Pull every line with the word "this" out of the entries below.

● ● ● ●

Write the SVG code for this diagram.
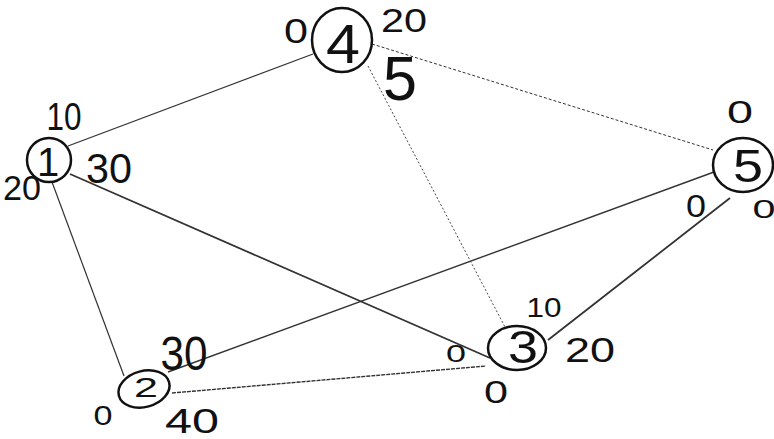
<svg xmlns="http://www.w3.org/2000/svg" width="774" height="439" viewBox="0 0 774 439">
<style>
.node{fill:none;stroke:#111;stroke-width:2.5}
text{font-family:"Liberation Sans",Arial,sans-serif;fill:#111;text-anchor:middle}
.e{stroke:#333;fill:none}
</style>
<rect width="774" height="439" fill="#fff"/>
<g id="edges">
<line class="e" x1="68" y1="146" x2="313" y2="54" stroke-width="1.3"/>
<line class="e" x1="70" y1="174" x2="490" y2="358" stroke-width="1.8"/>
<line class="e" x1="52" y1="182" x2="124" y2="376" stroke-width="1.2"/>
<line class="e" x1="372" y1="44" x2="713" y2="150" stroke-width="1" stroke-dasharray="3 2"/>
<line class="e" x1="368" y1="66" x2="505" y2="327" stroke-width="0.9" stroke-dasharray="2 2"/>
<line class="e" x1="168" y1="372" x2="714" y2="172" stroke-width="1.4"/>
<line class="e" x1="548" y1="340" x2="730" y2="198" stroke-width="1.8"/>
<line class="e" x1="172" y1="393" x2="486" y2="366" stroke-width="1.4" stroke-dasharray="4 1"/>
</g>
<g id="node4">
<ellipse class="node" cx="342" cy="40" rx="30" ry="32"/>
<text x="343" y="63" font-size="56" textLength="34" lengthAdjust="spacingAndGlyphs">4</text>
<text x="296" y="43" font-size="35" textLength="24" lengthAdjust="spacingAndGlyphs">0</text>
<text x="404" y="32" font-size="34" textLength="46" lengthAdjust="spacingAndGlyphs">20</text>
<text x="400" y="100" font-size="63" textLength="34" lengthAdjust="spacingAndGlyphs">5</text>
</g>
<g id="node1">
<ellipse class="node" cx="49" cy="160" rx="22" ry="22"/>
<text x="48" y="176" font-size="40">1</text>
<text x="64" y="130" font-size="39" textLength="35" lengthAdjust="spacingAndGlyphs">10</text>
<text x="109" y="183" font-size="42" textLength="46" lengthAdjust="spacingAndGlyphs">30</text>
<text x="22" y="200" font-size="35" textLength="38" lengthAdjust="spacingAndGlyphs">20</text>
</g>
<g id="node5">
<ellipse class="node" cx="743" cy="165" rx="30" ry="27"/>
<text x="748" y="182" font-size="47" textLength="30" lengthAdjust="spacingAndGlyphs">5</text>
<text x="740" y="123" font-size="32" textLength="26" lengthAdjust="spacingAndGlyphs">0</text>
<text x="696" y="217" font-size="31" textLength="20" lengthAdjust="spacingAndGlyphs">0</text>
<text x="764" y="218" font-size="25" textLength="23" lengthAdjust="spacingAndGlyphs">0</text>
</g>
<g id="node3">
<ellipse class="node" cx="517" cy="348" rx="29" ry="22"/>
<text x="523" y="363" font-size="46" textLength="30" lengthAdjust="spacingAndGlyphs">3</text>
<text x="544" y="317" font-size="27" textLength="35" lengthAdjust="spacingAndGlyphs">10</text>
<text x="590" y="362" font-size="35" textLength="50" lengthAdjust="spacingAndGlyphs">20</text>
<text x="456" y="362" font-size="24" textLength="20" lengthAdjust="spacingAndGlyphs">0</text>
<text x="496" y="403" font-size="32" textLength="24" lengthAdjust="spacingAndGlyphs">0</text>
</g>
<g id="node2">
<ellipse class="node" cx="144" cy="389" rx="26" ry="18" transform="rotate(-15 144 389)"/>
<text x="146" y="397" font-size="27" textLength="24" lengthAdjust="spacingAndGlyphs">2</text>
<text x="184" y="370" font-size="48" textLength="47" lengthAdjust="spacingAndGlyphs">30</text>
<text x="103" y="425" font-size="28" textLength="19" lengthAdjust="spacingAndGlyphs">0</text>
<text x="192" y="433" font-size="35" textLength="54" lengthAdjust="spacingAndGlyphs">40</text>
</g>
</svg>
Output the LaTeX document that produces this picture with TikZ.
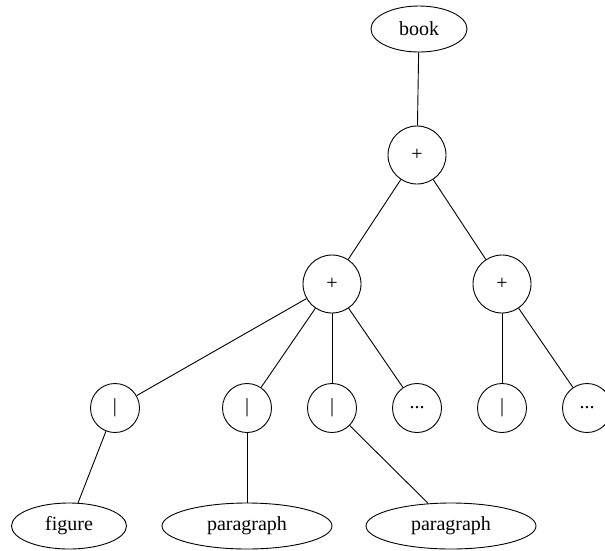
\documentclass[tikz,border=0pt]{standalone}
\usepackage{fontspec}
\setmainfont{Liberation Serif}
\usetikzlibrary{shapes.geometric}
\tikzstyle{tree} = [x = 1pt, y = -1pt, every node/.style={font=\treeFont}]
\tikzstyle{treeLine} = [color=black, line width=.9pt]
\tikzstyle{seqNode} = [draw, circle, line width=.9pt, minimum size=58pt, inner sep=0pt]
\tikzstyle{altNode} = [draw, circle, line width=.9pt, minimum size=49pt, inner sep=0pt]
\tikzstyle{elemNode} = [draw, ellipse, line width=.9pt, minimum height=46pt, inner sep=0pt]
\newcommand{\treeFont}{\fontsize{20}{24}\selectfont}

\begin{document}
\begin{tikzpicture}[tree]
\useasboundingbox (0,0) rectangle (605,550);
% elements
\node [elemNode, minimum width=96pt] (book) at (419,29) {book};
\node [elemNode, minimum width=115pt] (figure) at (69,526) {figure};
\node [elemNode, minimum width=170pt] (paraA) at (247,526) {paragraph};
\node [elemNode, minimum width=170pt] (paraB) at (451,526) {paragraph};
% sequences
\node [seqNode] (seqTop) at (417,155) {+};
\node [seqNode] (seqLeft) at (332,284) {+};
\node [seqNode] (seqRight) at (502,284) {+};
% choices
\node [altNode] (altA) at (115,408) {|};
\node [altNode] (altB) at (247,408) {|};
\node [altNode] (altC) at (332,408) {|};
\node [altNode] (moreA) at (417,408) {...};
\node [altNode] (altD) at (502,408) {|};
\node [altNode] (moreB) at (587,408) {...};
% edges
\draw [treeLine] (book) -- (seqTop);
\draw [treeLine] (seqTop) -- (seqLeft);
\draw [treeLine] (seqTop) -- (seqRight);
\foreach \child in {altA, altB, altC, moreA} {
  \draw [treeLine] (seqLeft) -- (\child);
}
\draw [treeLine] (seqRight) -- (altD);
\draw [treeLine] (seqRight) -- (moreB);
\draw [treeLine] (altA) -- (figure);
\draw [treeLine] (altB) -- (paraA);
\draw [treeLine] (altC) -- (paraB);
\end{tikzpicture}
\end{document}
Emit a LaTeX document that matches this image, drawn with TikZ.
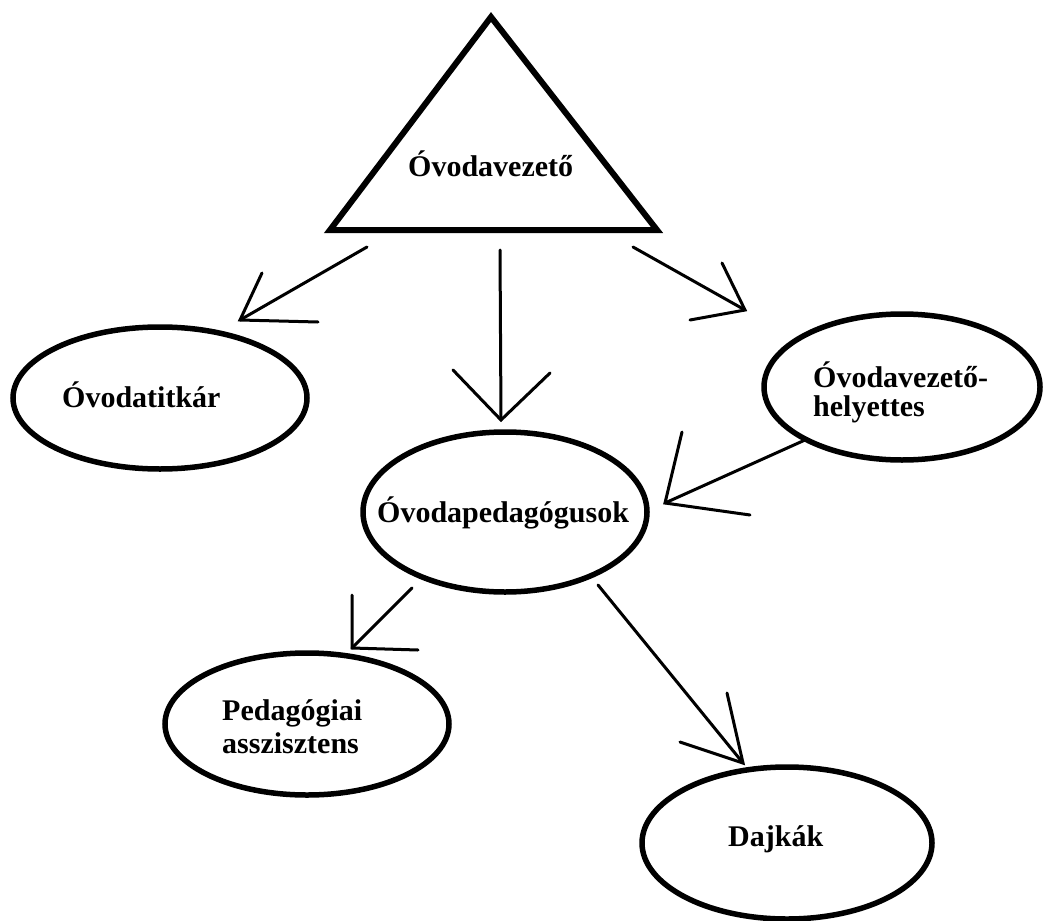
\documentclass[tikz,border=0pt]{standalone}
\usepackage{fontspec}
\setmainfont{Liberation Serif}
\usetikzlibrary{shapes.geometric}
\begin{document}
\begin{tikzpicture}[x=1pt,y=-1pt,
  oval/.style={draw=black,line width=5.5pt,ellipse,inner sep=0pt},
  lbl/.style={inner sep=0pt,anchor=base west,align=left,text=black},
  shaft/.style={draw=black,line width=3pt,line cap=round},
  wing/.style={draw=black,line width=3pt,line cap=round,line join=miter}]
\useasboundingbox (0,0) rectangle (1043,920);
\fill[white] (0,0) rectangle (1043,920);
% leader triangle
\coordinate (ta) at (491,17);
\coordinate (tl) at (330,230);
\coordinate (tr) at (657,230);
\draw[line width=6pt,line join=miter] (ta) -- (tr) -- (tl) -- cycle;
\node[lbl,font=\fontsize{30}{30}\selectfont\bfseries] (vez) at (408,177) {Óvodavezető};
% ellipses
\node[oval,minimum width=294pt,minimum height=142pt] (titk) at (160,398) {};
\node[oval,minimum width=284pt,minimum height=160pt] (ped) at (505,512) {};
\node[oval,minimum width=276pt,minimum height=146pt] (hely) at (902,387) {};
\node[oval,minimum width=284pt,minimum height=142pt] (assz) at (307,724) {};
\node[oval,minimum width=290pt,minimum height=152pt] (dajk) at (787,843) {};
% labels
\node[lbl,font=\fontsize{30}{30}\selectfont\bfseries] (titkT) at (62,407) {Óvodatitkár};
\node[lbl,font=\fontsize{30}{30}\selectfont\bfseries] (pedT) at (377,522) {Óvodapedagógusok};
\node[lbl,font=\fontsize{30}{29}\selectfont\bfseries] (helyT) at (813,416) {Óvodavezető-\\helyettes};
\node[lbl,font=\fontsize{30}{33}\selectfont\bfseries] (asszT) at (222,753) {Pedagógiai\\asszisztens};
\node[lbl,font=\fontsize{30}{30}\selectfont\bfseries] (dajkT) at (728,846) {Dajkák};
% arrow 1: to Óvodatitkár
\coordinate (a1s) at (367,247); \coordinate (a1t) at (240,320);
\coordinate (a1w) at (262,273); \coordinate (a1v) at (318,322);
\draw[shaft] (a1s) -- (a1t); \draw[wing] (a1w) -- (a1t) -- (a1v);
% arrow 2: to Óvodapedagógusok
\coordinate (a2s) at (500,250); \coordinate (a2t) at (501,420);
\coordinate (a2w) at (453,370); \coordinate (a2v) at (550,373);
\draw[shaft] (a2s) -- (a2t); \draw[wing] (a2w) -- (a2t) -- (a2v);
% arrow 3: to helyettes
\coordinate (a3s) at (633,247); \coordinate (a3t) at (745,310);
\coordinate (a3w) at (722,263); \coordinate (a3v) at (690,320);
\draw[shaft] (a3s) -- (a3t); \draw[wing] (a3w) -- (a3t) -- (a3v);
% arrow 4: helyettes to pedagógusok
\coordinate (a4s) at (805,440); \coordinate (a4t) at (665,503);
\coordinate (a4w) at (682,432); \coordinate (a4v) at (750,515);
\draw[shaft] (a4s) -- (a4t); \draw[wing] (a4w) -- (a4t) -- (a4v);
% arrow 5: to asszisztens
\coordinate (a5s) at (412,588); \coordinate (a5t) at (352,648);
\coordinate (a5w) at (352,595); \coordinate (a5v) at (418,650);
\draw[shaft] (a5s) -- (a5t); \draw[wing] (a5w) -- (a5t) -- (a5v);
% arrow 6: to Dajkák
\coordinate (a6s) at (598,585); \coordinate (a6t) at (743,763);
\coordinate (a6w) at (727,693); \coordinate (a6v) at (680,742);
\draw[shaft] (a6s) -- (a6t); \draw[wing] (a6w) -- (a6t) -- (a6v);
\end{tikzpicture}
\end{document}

● ● ● ●

• Result of the task
Write the SVG code for this diagram.
Output the LaTeX document that produces this picture with TikZ.
Emit a LaTeX document that matches this image, drawn with TikZ.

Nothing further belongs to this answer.